Some records
=======

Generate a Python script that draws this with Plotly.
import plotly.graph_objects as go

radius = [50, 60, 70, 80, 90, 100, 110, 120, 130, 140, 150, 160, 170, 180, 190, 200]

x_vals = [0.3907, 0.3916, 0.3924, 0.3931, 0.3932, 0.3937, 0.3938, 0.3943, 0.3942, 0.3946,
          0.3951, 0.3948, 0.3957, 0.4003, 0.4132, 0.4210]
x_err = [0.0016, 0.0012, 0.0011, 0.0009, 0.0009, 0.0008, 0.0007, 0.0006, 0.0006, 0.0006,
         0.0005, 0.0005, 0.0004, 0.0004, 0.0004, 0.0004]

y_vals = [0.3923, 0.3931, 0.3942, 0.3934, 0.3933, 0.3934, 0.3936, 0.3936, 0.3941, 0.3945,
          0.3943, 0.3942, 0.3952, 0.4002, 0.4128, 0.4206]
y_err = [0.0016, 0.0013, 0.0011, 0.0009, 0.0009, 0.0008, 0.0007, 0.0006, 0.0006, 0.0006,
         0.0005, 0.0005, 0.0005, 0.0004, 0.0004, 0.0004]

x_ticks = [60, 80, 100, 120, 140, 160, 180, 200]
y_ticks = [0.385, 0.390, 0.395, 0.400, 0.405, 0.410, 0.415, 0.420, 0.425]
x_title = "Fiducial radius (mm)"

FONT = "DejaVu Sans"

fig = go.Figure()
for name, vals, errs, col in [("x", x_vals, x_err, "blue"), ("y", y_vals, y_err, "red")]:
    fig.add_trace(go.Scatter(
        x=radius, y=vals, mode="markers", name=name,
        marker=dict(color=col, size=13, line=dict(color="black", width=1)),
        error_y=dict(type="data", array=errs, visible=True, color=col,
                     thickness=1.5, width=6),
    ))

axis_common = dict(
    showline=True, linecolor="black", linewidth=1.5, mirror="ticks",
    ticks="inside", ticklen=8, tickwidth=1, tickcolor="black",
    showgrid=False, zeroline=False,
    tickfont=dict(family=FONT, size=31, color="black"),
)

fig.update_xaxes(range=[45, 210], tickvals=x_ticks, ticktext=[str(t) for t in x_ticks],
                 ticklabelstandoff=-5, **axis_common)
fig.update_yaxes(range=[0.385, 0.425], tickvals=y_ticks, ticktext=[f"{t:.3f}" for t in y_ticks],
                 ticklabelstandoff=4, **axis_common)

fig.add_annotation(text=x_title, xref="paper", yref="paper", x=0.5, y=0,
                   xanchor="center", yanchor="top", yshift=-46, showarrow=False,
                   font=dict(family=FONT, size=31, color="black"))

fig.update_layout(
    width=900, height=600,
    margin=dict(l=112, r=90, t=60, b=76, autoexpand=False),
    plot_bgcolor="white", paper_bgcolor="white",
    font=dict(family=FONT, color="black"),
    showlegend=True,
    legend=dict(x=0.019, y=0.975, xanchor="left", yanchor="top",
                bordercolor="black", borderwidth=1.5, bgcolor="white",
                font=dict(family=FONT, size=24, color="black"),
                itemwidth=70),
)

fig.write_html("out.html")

=======

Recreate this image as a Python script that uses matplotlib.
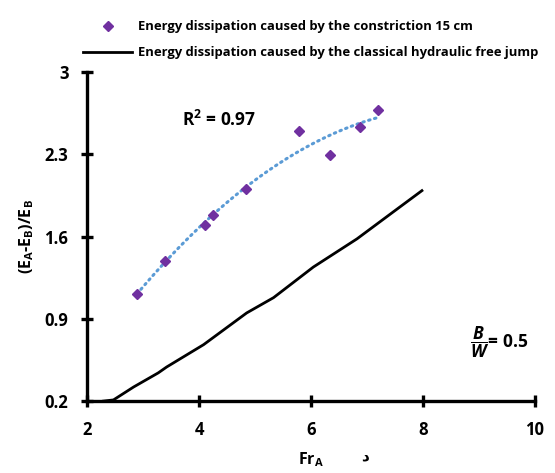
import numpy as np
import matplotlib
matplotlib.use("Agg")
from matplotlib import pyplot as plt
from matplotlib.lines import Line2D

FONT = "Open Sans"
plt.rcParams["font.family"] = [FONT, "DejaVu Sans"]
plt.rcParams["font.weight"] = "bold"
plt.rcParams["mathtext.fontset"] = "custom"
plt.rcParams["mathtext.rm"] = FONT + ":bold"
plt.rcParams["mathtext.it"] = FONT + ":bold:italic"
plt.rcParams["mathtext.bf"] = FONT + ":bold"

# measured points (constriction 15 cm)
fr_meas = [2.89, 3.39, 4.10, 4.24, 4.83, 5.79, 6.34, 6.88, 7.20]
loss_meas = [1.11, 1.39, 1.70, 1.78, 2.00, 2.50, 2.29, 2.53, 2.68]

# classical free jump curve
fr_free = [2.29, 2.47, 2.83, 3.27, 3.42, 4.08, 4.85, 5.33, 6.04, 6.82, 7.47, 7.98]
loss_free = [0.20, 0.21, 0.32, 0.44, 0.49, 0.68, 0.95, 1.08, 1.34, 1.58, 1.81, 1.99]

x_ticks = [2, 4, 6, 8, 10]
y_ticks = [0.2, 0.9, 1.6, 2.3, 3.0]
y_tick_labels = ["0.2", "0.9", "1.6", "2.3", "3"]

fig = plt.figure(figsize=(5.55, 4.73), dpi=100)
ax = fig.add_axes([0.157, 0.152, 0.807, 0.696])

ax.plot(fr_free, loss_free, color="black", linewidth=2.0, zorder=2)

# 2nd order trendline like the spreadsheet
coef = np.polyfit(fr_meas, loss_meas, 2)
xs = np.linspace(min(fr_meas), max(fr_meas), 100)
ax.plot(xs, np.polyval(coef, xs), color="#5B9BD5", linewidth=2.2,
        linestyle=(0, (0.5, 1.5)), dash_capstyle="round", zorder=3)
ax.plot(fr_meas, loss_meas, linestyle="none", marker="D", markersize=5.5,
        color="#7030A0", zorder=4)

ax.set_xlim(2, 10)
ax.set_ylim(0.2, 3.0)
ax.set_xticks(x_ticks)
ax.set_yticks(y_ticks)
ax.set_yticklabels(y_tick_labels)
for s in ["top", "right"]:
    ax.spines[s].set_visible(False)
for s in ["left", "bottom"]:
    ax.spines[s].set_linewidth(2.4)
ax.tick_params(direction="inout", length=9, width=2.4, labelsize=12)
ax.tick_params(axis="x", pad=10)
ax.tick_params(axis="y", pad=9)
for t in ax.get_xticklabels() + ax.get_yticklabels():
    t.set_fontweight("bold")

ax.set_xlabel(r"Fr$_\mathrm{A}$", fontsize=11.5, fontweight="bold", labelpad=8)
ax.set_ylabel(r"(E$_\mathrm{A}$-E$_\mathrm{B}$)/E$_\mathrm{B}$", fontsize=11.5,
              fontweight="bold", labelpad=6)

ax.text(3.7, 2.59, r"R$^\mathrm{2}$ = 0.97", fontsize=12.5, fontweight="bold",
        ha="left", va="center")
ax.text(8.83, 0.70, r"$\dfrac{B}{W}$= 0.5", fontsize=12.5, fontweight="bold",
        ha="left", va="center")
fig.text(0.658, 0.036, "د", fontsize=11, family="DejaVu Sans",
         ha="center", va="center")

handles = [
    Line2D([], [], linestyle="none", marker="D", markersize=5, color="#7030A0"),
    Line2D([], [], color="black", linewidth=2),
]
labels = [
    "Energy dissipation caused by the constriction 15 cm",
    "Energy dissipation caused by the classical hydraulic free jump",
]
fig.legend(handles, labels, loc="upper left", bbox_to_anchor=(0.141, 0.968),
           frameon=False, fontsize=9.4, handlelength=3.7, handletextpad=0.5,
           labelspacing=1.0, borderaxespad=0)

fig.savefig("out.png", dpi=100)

=======

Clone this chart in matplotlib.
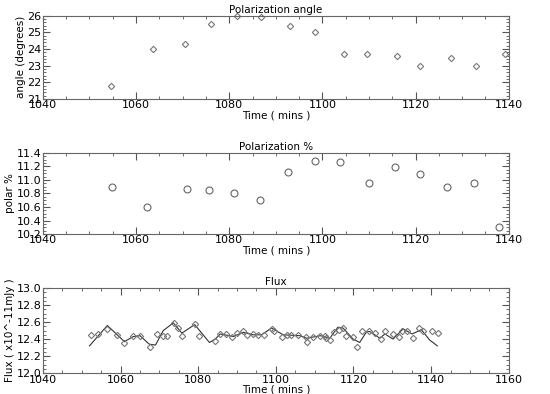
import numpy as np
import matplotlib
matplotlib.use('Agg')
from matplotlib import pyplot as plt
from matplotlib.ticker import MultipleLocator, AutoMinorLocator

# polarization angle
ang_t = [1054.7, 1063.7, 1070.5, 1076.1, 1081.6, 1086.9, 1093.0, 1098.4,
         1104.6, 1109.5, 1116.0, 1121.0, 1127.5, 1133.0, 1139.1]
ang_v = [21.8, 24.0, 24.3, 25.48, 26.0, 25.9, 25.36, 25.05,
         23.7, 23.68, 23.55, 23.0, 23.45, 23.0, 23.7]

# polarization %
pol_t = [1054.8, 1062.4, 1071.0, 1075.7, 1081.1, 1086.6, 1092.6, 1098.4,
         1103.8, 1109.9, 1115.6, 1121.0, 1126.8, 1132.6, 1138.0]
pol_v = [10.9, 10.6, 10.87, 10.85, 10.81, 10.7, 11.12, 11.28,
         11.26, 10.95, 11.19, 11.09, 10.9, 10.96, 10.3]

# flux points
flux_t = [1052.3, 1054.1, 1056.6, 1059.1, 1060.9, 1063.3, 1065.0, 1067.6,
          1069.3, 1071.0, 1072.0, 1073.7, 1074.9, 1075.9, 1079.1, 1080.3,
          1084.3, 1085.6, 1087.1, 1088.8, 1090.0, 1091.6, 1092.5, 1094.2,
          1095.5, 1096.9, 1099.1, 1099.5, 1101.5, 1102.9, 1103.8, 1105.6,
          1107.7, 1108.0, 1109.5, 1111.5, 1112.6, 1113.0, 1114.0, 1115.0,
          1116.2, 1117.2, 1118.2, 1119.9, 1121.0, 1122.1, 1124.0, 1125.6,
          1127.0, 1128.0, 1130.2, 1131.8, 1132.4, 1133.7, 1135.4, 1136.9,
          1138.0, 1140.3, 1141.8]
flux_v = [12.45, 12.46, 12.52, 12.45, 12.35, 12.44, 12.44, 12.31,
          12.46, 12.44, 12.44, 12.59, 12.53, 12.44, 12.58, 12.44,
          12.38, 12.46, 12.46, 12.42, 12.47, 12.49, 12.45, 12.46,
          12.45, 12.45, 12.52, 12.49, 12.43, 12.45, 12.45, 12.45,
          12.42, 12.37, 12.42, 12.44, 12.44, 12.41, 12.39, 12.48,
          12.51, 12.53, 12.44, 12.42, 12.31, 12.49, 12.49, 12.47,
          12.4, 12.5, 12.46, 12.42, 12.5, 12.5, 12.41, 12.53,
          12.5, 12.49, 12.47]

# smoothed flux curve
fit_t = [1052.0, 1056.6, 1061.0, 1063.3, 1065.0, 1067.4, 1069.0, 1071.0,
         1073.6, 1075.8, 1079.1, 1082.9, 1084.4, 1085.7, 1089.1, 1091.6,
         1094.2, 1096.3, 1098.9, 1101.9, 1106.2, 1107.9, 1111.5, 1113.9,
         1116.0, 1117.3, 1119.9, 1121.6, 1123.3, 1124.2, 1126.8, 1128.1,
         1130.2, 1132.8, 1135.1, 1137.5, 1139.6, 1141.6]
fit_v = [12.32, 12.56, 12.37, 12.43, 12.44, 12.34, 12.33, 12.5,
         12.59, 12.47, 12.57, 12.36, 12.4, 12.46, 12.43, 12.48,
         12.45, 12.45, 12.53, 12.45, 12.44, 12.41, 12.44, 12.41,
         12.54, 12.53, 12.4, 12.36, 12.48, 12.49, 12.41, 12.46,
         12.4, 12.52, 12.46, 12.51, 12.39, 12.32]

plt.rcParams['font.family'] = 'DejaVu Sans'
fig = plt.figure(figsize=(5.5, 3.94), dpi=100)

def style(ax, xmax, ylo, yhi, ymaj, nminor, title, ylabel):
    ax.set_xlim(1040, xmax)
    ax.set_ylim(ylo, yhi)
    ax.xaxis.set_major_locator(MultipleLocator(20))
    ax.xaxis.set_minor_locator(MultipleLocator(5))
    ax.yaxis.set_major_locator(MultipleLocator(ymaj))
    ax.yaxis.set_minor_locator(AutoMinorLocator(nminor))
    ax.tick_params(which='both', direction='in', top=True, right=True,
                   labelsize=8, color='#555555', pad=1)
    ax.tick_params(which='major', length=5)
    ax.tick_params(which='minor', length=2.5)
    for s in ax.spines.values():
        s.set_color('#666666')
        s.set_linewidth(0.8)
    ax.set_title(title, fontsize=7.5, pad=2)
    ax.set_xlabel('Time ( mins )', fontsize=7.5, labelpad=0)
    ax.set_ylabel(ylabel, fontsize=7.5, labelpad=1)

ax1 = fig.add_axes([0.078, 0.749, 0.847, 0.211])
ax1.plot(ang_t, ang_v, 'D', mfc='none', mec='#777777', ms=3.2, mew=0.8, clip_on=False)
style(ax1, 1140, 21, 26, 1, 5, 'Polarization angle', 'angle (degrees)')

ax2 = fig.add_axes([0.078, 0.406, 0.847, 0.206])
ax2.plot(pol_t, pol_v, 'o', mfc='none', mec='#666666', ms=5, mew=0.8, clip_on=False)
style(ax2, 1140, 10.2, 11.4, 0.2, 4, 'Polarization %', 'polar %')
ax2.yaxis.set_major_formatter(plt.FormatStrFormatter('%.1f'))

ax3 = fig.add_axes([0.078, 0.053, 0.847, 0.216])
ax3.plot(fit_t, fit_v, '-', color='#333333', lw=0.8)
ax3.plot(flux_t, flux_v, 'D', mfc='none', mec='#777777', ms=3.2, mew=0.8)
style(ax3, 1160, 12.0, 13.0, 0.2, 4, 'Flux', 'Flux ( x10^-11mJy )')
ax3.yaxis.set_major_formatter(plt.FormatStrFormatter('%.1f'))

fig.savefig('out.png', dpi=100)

=======

In the listing above, locate the line containing "Generate a Python" and the line containing "180, 190, 200]". Transcribe those two lines and everything between them, exactly as written.

Generate a Python script that draws this with Plotly.
import plotly.graph_objects as go

radius = [50, 60, 70, 80, 90, 100, 110, 120, 130, 140, 150, 160, 170, 180, 190, 200]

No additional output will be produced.